By Comrade Sloth
A lot of things have changed over the past century of social progress in America, but it seems that the consequences of vigilante execution of young black men have not.
It was a hot Alabama afternoon in late August of 1955 when Emmett Till, a 14-year-old African-American boy, entered a convenience store and whistled at the white woman behind the counter. Just a few nights later, that woman’s husband and his brother abducted Till from his uncle’s home. They beat him to the point of mutilation, shot him, and left his unrecognizable body in a nearby river. Despite overwhelming evidence of their guilt, both killers were acquitted by the all-white jury.
Unfortunately, it doesn’t seem that society has progressed very far in the intervening years. In the spring of 2012, 17-year-old Trayvon Martin was walking down the street in a gated neighborhood where he was visiting his father. A neighbor, George Zimmerman, saw him outside and called the police to report “suspicious” behavior- wearing a hooded sweatshirt and talking on a cell phone. Although police ordered Zimmerman not to follow or approach Martin, he ran out of the house in pursuit and provoked an altercation in which the unarmed teen was shot and killed. Zimmerman was determined to have acted in self-defense and was acquitted of Martin’s murder.
Martin’s death sparked national outrage and debate- there were even several false photographs circulating around the internet allegedly showing what the real Martin looked like. These included a photo of a black man with sagging pants and boxers flipping off the camera with both hands and, more commonly, a portrait of the 31-year-old rapper The Game covered in face, neck, and hand tattoos.
The injustice of Martin’s killer walking free was enough of an injury without the added insult of this misrepresentation.

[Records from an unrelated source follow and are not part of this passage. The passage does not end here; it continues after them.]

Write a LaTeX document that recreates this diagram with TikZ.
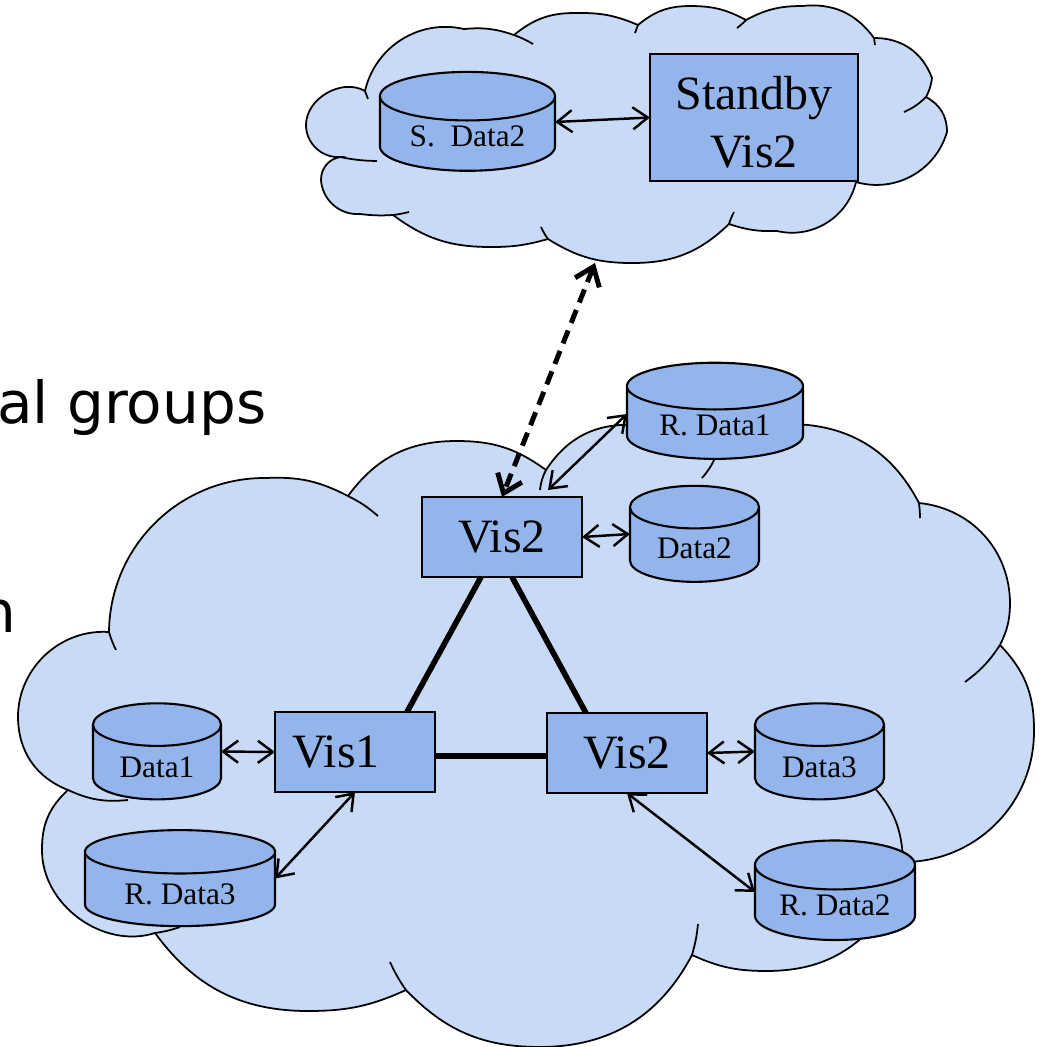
\documentclass[tikz,border=0pt]{standalone}
\usepackage{fontspec}
\setmainfont{Liberation Serif}
\newfontfamily\slidefont{DejaVu Sans}
\usetikzlibrary{arrows.meta, shapes.geometric, calc}
\definecolor{cloudfill}{HTML}{C9DAF6}
\definecolor{boxfill}{HTML}{93B5EB}
\tikzset{
    cloudline/.style={draw=black, line width=0.5pt},
    cloudshape/.style={cloudline, fill=cloudfill},
    visbox/.style={draw, fill=boxfill, line width=0.6pt, minimum width=1.6cm, minimum height=0.8cm, inner sep=0pt, outer sep=0pt, font=\fontsize{13.6}{16.4}\selectfont},
    datacyl/.style={cylinder, shape border rotate=90, draw, fill=boxfill, line width=0.6pt, inner sep=0pt, outer sep=0pt, text depth=0pt, font=\fontsize{8.9}{10}\selectfont},
    link/.style={<->, >={Straight Barb[length=1.5mm, width=2.2mm]}, line width=0.7pt},
    trunk/.style={line width=1.6pt},
    standbylink/.style={<->, >={Straight Barb[length=1.7mm, width=2.6mm]}, line width=1.4pt, dash pattern=on 1.4mm off 0.8mm},
    slidetext/.style={anchor=base east, inner sep=0pt, font=\slidefont\fontsize{16.5}{19}\selectfont}
}
\begin{document}
\begin{tikzpicture}[x=0.01cm, y=-0.01cm]
    \useasboundingbox (0,0) rectangle (1042,1047);

    % Text left over from the slide
    \node[slidetext] (groupstext) at (267,423) {al groups};
    \node[slidetext] (lastword) at (17,632) {n};

    % Draw the upper cloud
    \path[cloudshape] (340,157) to[bend left=47] (306,125) to[bend left=60] (365,91)
        to[bend left=45] (464,29) to[bend left=12] (514,35)
        to[bend left=20] (577,13) to[bend left=12] (638,25)
        to[bend left=20] (691,6) to[bend left=14] (746,20)
        to[bend left=14] (802,6) to[bend left=30] (874,38)
        to[bend left=35] (932,78) to[bend left=10] (926,97)
        to[bend left=31] (947,132) to[bend left=45] (856,182)
        to[bend left=45] (777,231) to[bend left=10] (729,224)
        to[bend left=22] (632,263) to[bend left=16] (548,239)
        to[bend left=8] (489,247) to[bend left=18] (393,215)
        to[bend left=5] (360,214) to[bend left=45] (321,180)
        to[bend left=40] (340,157) -- cycle;
    \draw[cloudline] (377,161) to[bend left=5] (340,157);
    \draw[cloudline] (368,99) to[bend left=5] (365,91);
    \draw[cloudline] (514,35) to[bend left=5] (533,44);
    \draw[cloudline] (638,25) to[bend left=5] (635,33);
    \draw[cloudline] (746,20) to[bend left=5] (737,28);
    \draw[cloudline] (874,38) to[bend left=5] (875,45);
    \draw[cloudline] (926,97) to[bend left=10] (904,112);
    \draw[cloudline] (729,224) to[bend left=5] (734,212);
    \draw[cloudline] (548,239) to[bend left=5] (541,227);
    \draw[cloudline] (409,212) to[bend left=3] (393,215);

    % Draw the lower cloud
    \path[cloudshape] (109,632) to[bend left=45] (266,478) to[bend left=15] (348,496)
        to[bend left=27] (457,441) to[bend left=18] (546,470)
        to[bend left=30] (635,425) -- (714,440) -- (790,424)
        to[bend left=31] (919,503)
        to[bend left=42] (1010,603) to[bend left=13] (1000,645)
        to[bend left=22] (1034,730) to[bend left=45] (905,862) -- (880,920)
        to[bend left=24] (765,971) to[bend left=12] (692,955)
        to[bend left=31] (540,1047) to[bend left=23] (406,990)
        to[bend left=12] (310,1011) to[bend left=27] (155,933)
        to[bend left=54] (42,850) to[bend left=24] (68,790)
        to[bend left=34] (18,717) to[bend left=47] (109,632) -- cycle;
    \draw[cloudline] (116,650) to[bend left=5] (109,632);
    \draw[cloudline] (348,496) to[bend left=7] (378,516);
    \draw[cloudline] (540,490) to[bend left=10] (546,470);
    \draw[cloudline] (716,456) to[bend left=8] (702,478);
    \draw[cloudline] (919,503) to[bend left=3] (920,518);
    \draw[cloudline] (1000,645) to[bend left=10] (965,682);
    \draw[cloudline] (872,785) to[bend left=20] (903,860);
    \draw[cloudline] (698,924) to[bend left=5] (692,955);
    \draw[cloudline] (406,990) to[bend left=5] (390,962);
    \draw[cloudline] (180,927) to[bend left=5] (155,933);
    \draw[cloudline] (128,800) to[bend left=15] (68,790);

    % Draw data stores as nodes
    \node[datacyl, minimum width=1.75cm, minimum height=0.96cm, aspect=0.42, text height=0.25cm] (sdata) at (467.5,134) {S.~~Data2};
    \node[datacyl, minimum width=1.76cm, minimum height=0.96cm, aspect=0.42, text height=0.25cm] (rdataone) at (715,423) {R. Data1};
    \node[datacyl, minimum width=1.29cm, minimum height=0.96cm, aspect=0.57, text height=0.27cm] (datatwo) at (694.5,545) {Data2};
    \node[datacyl, minimum width=1.28cm, minimum height=0.96cm, aspect=0.57, text height=0.29cm] (dataone) at (157,762.5) {Data1};
    \node[datacyl, minimum width=1.29cm, minimum height=0.96cm, aspect=0.57, text height=0.29cm] (datathree) at (819.5,762.5) {Data3};
    \node[datacyl, minimum width=1.90cm, minimum height=0.96cm, aspect=0.39, text height=0.29cm] (rdatathree) at (180,889.5) {R. Data3};
    \node[datacyl, minimum width=1.60cm, minimum height=0.91cm, aspect=0.44, text height=0.25cm] (rdatatwo) at (835,903) {R. Data2};

    % Draw visualization sites as nodes
    \node[visbox, minimum width=2.08cm, minimum height=1.27cm, align=center, text height=1.0cm, text depth=0pt] (standby) at (754,117.5) {Standby\\Vis2};
    \node[visbox] (vistop) at (502,537) {Vis2};
    \node[visbox] (visleft) at (355,752) {Vis1\hspace*{0.38cm}};
    \node[visbox] (visright) at (627,753) {Vis2};

    % Free end of the standby link
    \coordinate (cloudtip) at (595,263);

    % Draw arrows connecting nodes
    \draw[link] ([shift={(0,-12)}]sdata.east) -- (standby.west);
    \draw[standbylink] (cloudtip) -- (vistop.north);
    \draw[link] ([shift={(46,-7)}]vistop.north) -- ([shift={(0,-9)}]rdataone.west);
    \draw[link] (vistop.east) -- ([shift={(0,-11)}]datatwo.west);
    \draw[link] ([shift={(0,-11)}]dataone.east) -- (visleft.west);
    \draw[link] (visright.east) -- ([shift={(0,-11)}]datathree.west);
    \draw[link] (visleft.south) -- ([shift={(0,-11)}]rdatathree.east);
    \draw[link] (visright.south) -- ([shift={(0,-11)}]rdatatwo.west);

    % Draw the triangle between the sites
    \draw[trunk] ([shift={(-21,0)}]vistop.south) -- ([shift={(52,0)}]visleft.north);
    \draw[trunk] ([shift={(10,0)}]vistop.south) -- ([shift={(-41,0)}]visright.north);
    \draw[trunk] ([shift={(0,4)}]visleft.east) -- ([shift={(0,3)}]visright.west);
\end{tikzpicture}
\end{document}
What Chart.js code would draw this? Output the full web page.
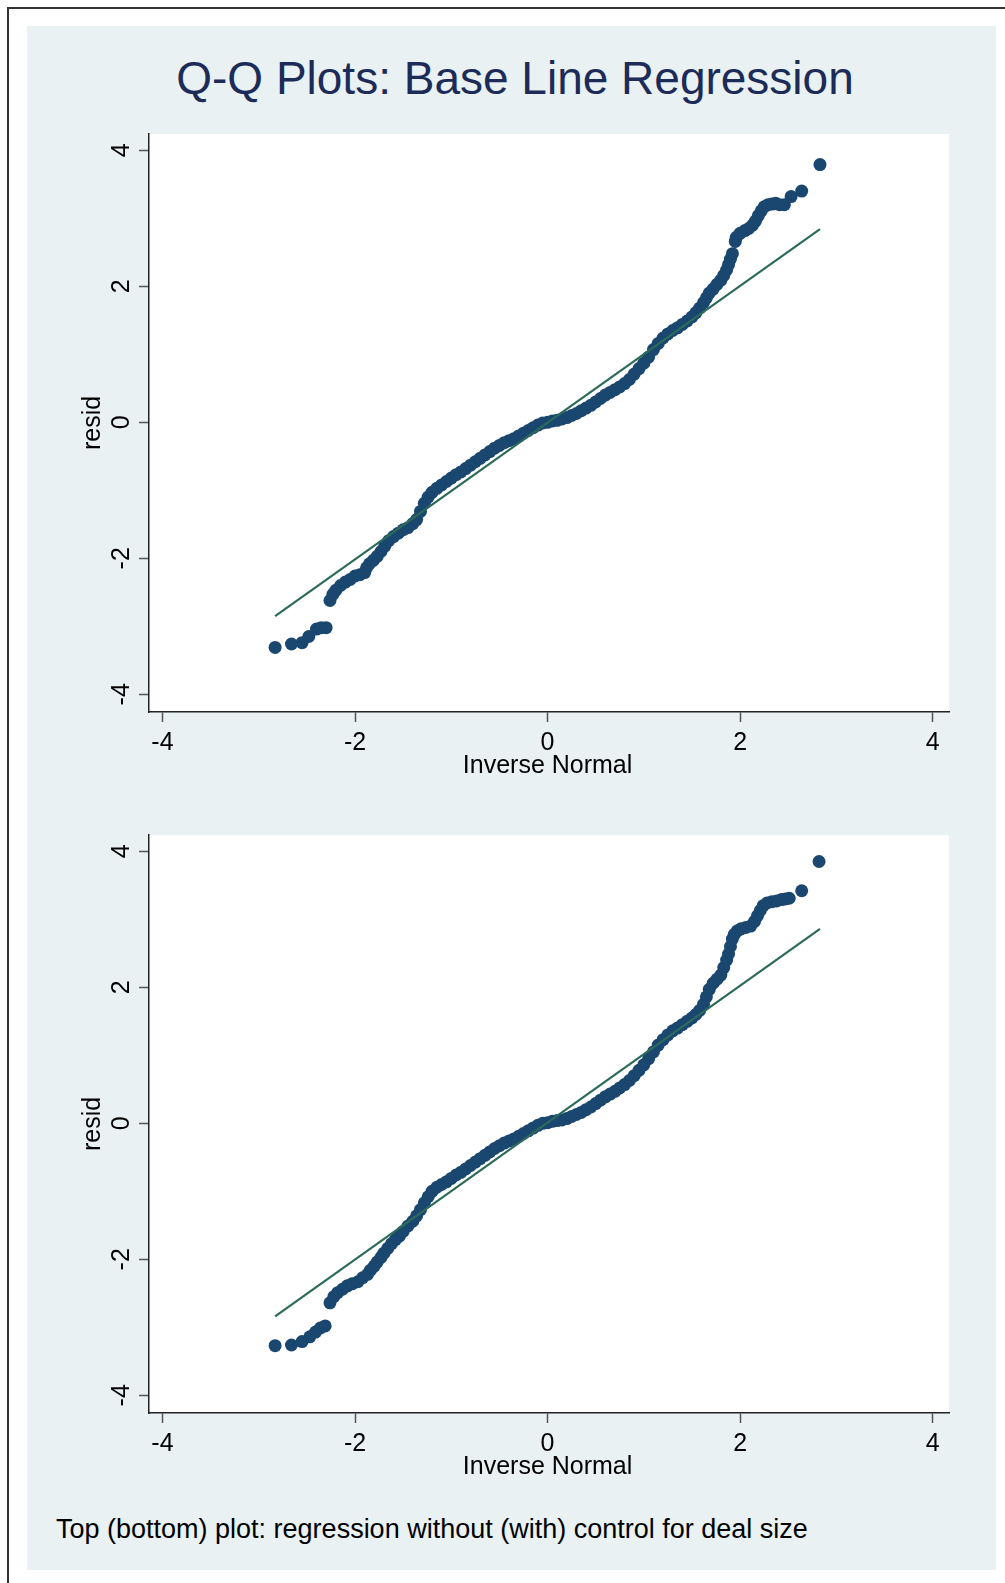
<!DOCTYPE html>
<html>
<head>
<meta charset="utf-8">
<script src="https://cdn.jsdelivr.net/npm/chart.js@4.4.1/dist/chart.umd.min.js"></script>
<style>
  html, body { margin: 0; padding: 0; background: #fff; overflow: hidden; }
  body { width: 1005px; height: 1583px; position: relative; font-family: "Liberation Sans", Arial, sans-serif; }
  #frame { position: absolute; left: 7px; top: 7px; width: 1100px; height: 1700px; border-top: 2px solid #333; border-left: 2px solid #333; }
  #panel { position: absolute; left: 27px; top: 26px; width: 969px; height: 1544px; background: #e9f1f3; }
  #title { position: absolute; left: 0; top: 52px; width: 1030px; height: 52px; line-height: 52px; text-align: center; font-size: 46px; color: #1c2b58; }
  #note { position: absolute; left: 56px; top: 1514px; height: 30px; line-height: 30px; font-size: 27px; color: #000; white-space: nowrap; }
  canvas { position: absolute; left: 27px; }
  #top-chart { top: 124px; }
  #bottom-chart { top: 825px; }
</style>
</head>
<body>
<div id="frame"></div>
<div id="panel"></div>
<div id="title">Q-Q Plots: Base Line Regression</div>
<canvas id="top-chart" width="969" height="676"></canvas>
<canvas id="bottom-chart" width="969" height="676"></canvas>
<div id="note">Top (bottom) plot: regression without (with) control for deal size</div>

<script>
// Tick values
const xTicks = [-4, -2, 0, 2, 4];
const yTicks = [-4, -2, 0, 2, 4];

// Top plot: inverse normal vs residual
const topX = [-2.83, -2.66, -2.55, -2.48, -2.40, -2.35, -2.30,
  -2.26, -2.23, -2.20, -2.15, -2.10, -2.05, -2.00, -1.95, -1.90, -1.88,
  -1.85, -1.81, -1.77, -1.73, -1.69, -1.65, -1.60, -1.55, -1.50, -1.45,
  -1.40, -1.36, -1.32, -1.28, -1.24, -1.20, -1.15, -1.10, -1.05, -1.00,
  -0.95, -0.90, -0.85, -0.80, -0.75, -0.70, -0.65, -0.60, -0.55, -0.50,
  -0.45, -0.40, -0.35, -0.30, -0.25, -0.20, -0.15, -0.10, -0.05, 0.00,
  0.05, 0.10, 0.15, 0.20, 0.25, 0.30, 0.35, 0.40, 0.45, 0.50,
  0.55, 0.60, 0.65, 0.70, 0.75, 0.80, 0.85, 0.90, 0.95, 1.00,
  1.05, 1.10, 1.15, 1.20, 1.25, 1.30, 1.35, 1.40, 1.45, 1.50,
  1.54, 1.58, 1.62, 1.65, 1.68, 1.72, 1.76, 1.80, 1.83, 1.86,
  1.88, 1.90, 1.92,
  1.95, 1.96, 2.00, 2.05, 2.09, 2.13, 2.16, 2.19, 2.22, 2.25,
  2.29, 2.33, 2.37, 2.41, 2.46, 2.53, 2.64, 2.83];
const topY = [-3.31, -3.26, -3.24, -3.15, -3.04, -3.02, -3.02,
  -2.62, -2.53, -2.47, -2.40, -2.35, -2.31, -2.26, -2.24, -2.21, -2.14,
  -2.08, -2.03, -1.97, -1.90, -1.82, -1.74, -1.68, -1.63, -1.58, -1.55,
  -1.49, -1.43, -1.31, -1.19, -1.10, -1.03, -0.97, -0.92, -0.87, -0.82,
  -0.77, -0.73, -0.68, -0.63, -0.58, -0.53, -0.48, -0.43, -0.38, -0.34,
  -0.30, -0.27, -0.24, -0.20, -0.16, -0.12, -0.08, -0.04, -0.01, 0.00,
  0.02, 0.03, 0.05, 0.07, 0.10, 0.13, 0.17, 0.21, 0.25, 0.30,
  0.35, 0.40, 0.44, 0.48, 0.52, 0.57, 0.63, 0.71, 0.79, 0.87,
  0.96, 1.07, 1.16, 1.24, 1.30, 1.35, 1.39, 1.44, 1.49, 1.55,
  1.61, 1.68, 1.76, 1.83, 1.90, 1.96, 2.03, 2.09, 2.16, 2.24,
  2.32, 2.40, 2.48,
  2.66, 2.72, 2.78, 2.82, 2.85, 2.90, 2.96, 3.04, 3.11, 3.17,
  3.20, 3.21, 3.22, 3.20, 3.20, 3.32, 3.40, 3.79];

// Bottom plot
const bottomX = [-2.83, -2.66, -2.55, -2.47, -2.41, -2.36, -2.31,
  -2.26, -2.22, -2.18, -2.13, -2.08, -2.03, -1.97, -1.92, -1.87, -1.84,
  -1.80, -1.77, -1.73, -1.70, -1.66, -1.62, -1.58, -1.54, -1.50, -1.45,
  -1.40, -1.36, -1.32, -1.28, -1.24, -1.20, -1.15, -1.10, -1.05, -1.00,
  -0.95, -0.90, -0.85, -0.80, -0.75, -0.70, -0.65, -0.60, -0.55, -0.50,
  -0.45, -0.40, -0.35, -0.30, -0.25, -0.20, -0.15, -0.10, -0.05, 0.00,
  0.05, 0.10, 0.15, 0.20, 0.25, 0.30, 0.35, 0.40, 0.45, 0.50,
  0.55, 0.60, 0.65, 0.70, 0.75, 0.80, 0.85, 0.90, 0.95, 1.00,
  1.05, 1.10, 1.15, 1.20, 1.25, 1.30, 1.35, 1.40, 1.45, 1.50,
  1.54, 1.58, 1.62, 1.65, 1.68, 1.72, 1.76, 1.80, 1.83, 1.86,
  1.88, 1.90, 1.92,
  1.94, 1.97, 2.01, 2.06, 2.11, 2.15, 2.18, 2.21, 2.24, 2.28,
  2.33, 2.38, 2.43, 2.47, 2.51, 2.64, 2.82];
const bottomY = [-3.27, -3.26, -3.21, -3.14, -3.07, -3.01, -2.98,
  -2.64, -2.55, -2.49, -2.44, -2.39, -2.36, -2.33, -2.27, -2.22, -2.16,
  -2.10, -2.04, -1.97, -1.91, -1.84, -1.77, -1.71, -1.66, -1.59, -1.51,
  -1.44, -1.36, -1.27, -1.17, -1.08, -1.00, -0.94, -0.90, -0.86, -0.81,
  -0.76, -0.72, -0.67, -0.62, -0.57, -0.52, -0.47, -0.42, -0.37, -0.33,
  -0.29, -0.26, -0.23, -0.19, -0.15, -0.11, -0.07, -0.03, 0.00, 0.01,
  0.03, 0.04, 0.05, 0.07, 0.10, 0.13, 0.16, 0.20, 0.24, 0.29,
  0.34, 0.39, 0.43, 0.47, 0.52, 0.57, 0.63, 0.70, 0.78, 0.86,
  0.95, 1.05, 1.15, 1.23, 1.30, 1.36, 1.40, 1.45, 1.50, 1.55,
  1.60, 1.66, 1.75, 1.86, 1.97, 2.06, 2.12, 2.18, 2.29, 2.40,
  2.49, 2.60, 2.71,
  2.78, 2.83, 2.86, 2.88, 2.90, 2.97, 3.05, 3.13, 3.20, 3.24,
  3.26, 3.27, 3.29, 3.30, 3.31, 3.42, 3.85];

// Reference (normal) lines
const topLineX = [-2.83, 2.83];
const topLineY = [-2.85, 2.84];
const bottomLineX = [-2.83, 2.83];
const bottomLineY = [-2.84, 2.86];

const FONT = '"Liberation Sans", Arial, sans-serif';

function toPoints(xs, ys) {
  return xs.map((x, i) => ({ x: x, y: ys[i] }));
}

// white plot region, rotated y labels and axis titles
const axisText = {
  id: 'axisText',
  beforeDraw(chart) {
    const { ctx, chartArea } = chart;
    ctx.save();
    ctx.fillStyle = '#ffffff';
    ctx.fillRect(chartArea.left, chartArea.top, chartArea.right - chartArea.left, chartArea.bottom - chartArea.top);
    ctx.restore();
  },
  afterDraw(chart) {
    const { ctx, chartArea, scales } = chart;
    ctx.save();
    ctx.fillStyle = '#000';
    ctx.font = '25px ' + FONT;
    ctx.textAlign = 'center';
    ctx.textBaseline = 'middle';
    yTicks.forEach(v => {
      const y = scales.y.getPixelForValue(v);
      ctx.save();
      ctx.translate(chartArea.left - 27, y);
      ctx.rotate(-Math.PI / 2);
      ctx.fillText(String(v), 0, 0);
      ctx.restore();
    });
    // y title
    ctx.save();
    ctx.translate(chartArea.left - 56, (chartArea.top + chartArea.bottom) / 2);
    ctx.rotate(-Math.PI / 2);
    ctx.fillText('resid', 0, 0);
    ctx.restore();
    // x title
    ctx.fillText('Inverse Normal', scales.x.getPixelForValue(0), chartArea.bottom + 54);
    ctx.restore();
  }
};

function makeChart(id, xs, ys, lx, ly) {
  const el = document.getElementById(id);
  return new Chart(el, {
    type: 'scatter',
    data: {
      datasets: [
        {
          label: 'fit',
          data: toPoints(lx, ly),
          showLine: true,
          borderColor: '#2c6b5a',
          borderWidth: 2.2,
          pointRadius: 0,
          order: 0
        },
        {
          label: 'resid',
          data: toPoints(xs, ys),
          backgroundColor: '#1a476f',
          borderWidth: 0,
          pointRadius: 6.5,
          order: 1
        }
      ]
    },
    options: {
      responsive: false,
      devicePixelRatio: 1,
      animation: false,
      layout: { padding: { top: 10, right: 47, left: 0, bottom: 0 } },
      plugins: {
        legend: { display: false },
        tooltip: { enabled: false }
      },
      scales: {
        x: {
          type: 'linear',
          min: -4.14,
          max: 4.17,
          afterBuildTicks: axis => { axis.ticks = xTicks.map(v => ({ value: v })); },
          afterFit: scale => { scale.height = 88; },
          ticks: { color: '#000', font: { size: 25, family: FONT }, padding: 6, callback: v => String(v) },
          grid: { drawOnChartArea: false, drawTicks: true, tickLength: 10, tickColor: '#555', tickWidth: 1.5 },
          border: { display: true, color: '#222', width: 1.5 }
        },
        y: {
          type: 'linear',
          min: -4.26,
          max: 4.24,
          afterBuildTicks: axis => { axis.ticks = yTicks.map(v => ({ value: v })); },
          afterFit: scale => { scale.width = 122; },
          ticks: { display: false },
          grid: { drawOnChartArea: false, drawTicks: true, tickLength: 10, tickColor: '#555', tickWidth: 1.5 },
          border: { display: true, color: '#222', width: 1.5 }
        }
      }
    },
    plugins: [axisText]
  });
}

makeChart('top-chart', topX, topY, topLineX, topLineY);
makeChart('bottom-chart', bottomX, bottomY, bottomLineX, bottomLineY);
</script>
</body>
</html>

Not only is it inaccurate, it seems to tell the story that maybe his killing would have been justified if he had looked a little more like the rapper: that maybe those tattoos would have made his death acceptable. But where the black community should have been flooded with support and a commitment to keep this from happening again, they got this ridicule and vitriol.
Riots broke out across the country in response to Zimmerman’s acquittal. The media, as it so often does, was quick to jump on the participants, pointing to their actions as needlessly violent and counterproductive. At first consideration, many would agree that looting and property destruction within a community can be harmful to an area’s economy, even further exacerbating problems that are caused by economic instability.
But portraying these riots as the behavior of depraved criminals who lack the intelligence or morality to do otherwise is a dangerously simplistic view of a much more complicated problem. As much as Americans have praised and encouraged the practice of non-violent protest in the case of bringing about social change for African Americans, it hasn’t proven terribly effective. Martin Luther King himself said it best in an interview with Mike Wallace: “I contend that the cry of ’black power‘ is, at bottom, a reaction to the reluctance of white power to make the kind of changes necessary to make justice a reality for the Negro. I think that we've got to see that a riot is the language of the unheard.”
The answer to the glaring problem of racial injustice probably isn’t setting buildings on fire and throwing bricks through windows, but by dismissing these actions as the illegitimate tantrums of violent criminals, we are ignoring the cries of a voice that will only rise in volume until it is heard.